In this type of haloalkane, the halogen (X) group is attached to carbon of the alkyl group, which is sp2-hybridised.

Dihaloalkane

These are haloalkanes with two halogen groups attached to the carbon atom. Dihaloalkanes are further grouped based on the type of halogen-carbon bond:

Geminal dihalides: The halogen atom is attached to the same carbon atom.
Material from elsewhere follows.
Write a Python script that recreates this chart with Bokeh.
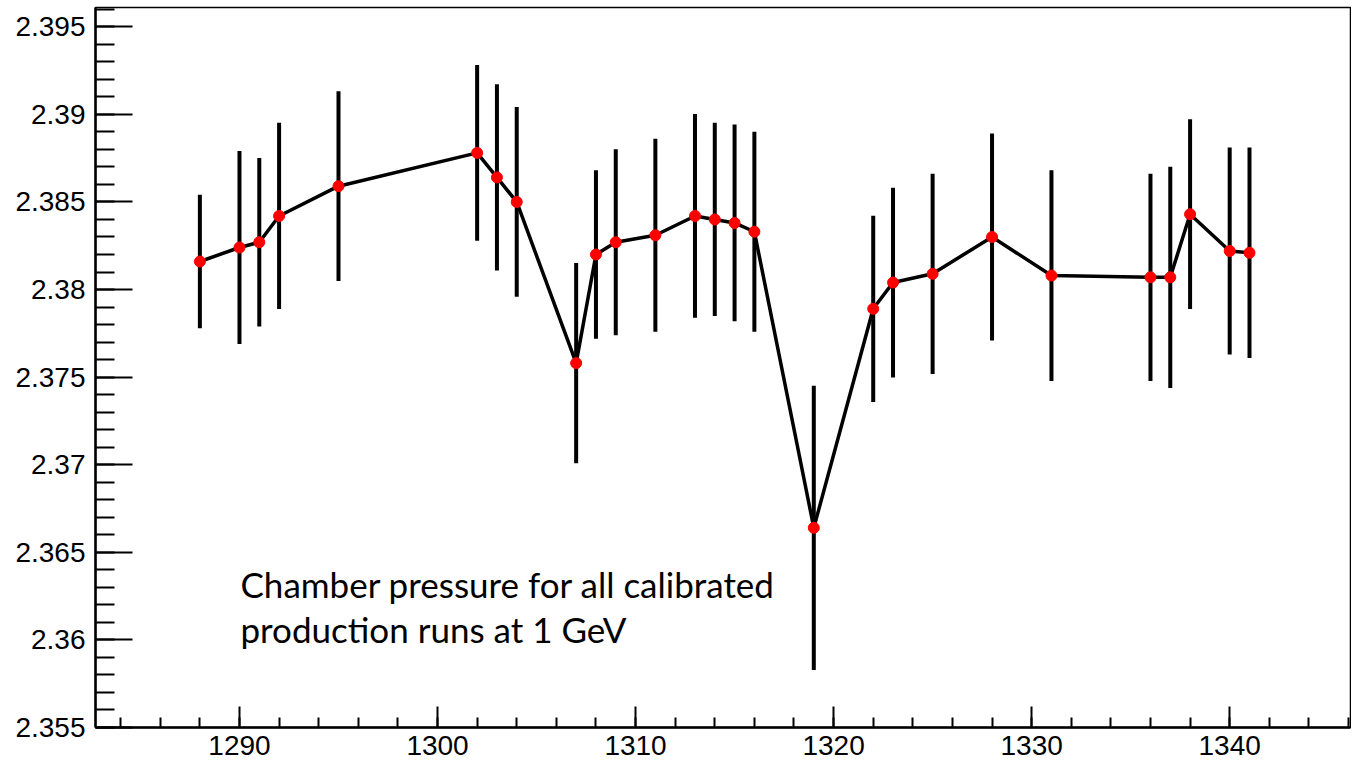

Vicinal dihalides: The halogen atom is attached to carbon atoms which are neighbours.

Trihaloalkane

These are haloalkanes with two halogen groups attached to the carbon atom.

What are Haloarenes?

• Haloarenes are hydrocarbons that contain an aromatic ring or rings and one or more hydrogen atoms that halogens have replaced.
• The halogen atom is attached to the alkyl group’s sp3-hybridised carbon atom.
• Examples: chlorobenzene and bromobenzene
• Direct halogenation of aromatic rings results in haloarenes.
• They have a pleasant fragrance.

Classification of Haloarenes

We can group halogen atoms based on the following factors:

Number of halogen groups attached to the benzene ring

Mono haloarene

When only one halogen group is attached to the benzene ring, it is called a mono haloarene.

Benzylic halide: In this type of haloalkane, the halogen (X) group is attached to carbon next to an aromatic ring which is sp3-hybridised.

Aryl halide: In this type of haloalkane, the halogen (X) group is attached to the carbon of an aromatic ring which is sp2-hybridised.

Dihaloarene

When two same or different halogen groups are attached to the benzene ring, it is called mono haloarene.

Trihaloarene

When three same or different halogen groups are attached to the benzene ring, it is called mono haloarene.

Conclusion

Haloalkanes and haloarenes are organic molecules with numerous applications in industry and daily life. They are used as starting materials in synthesising a wide range of organic compounds and solvents for nonpolar molecules. The halogen atom’s bonding to the aryl or alkyl chain allows these compounds to be classified into numerous classes.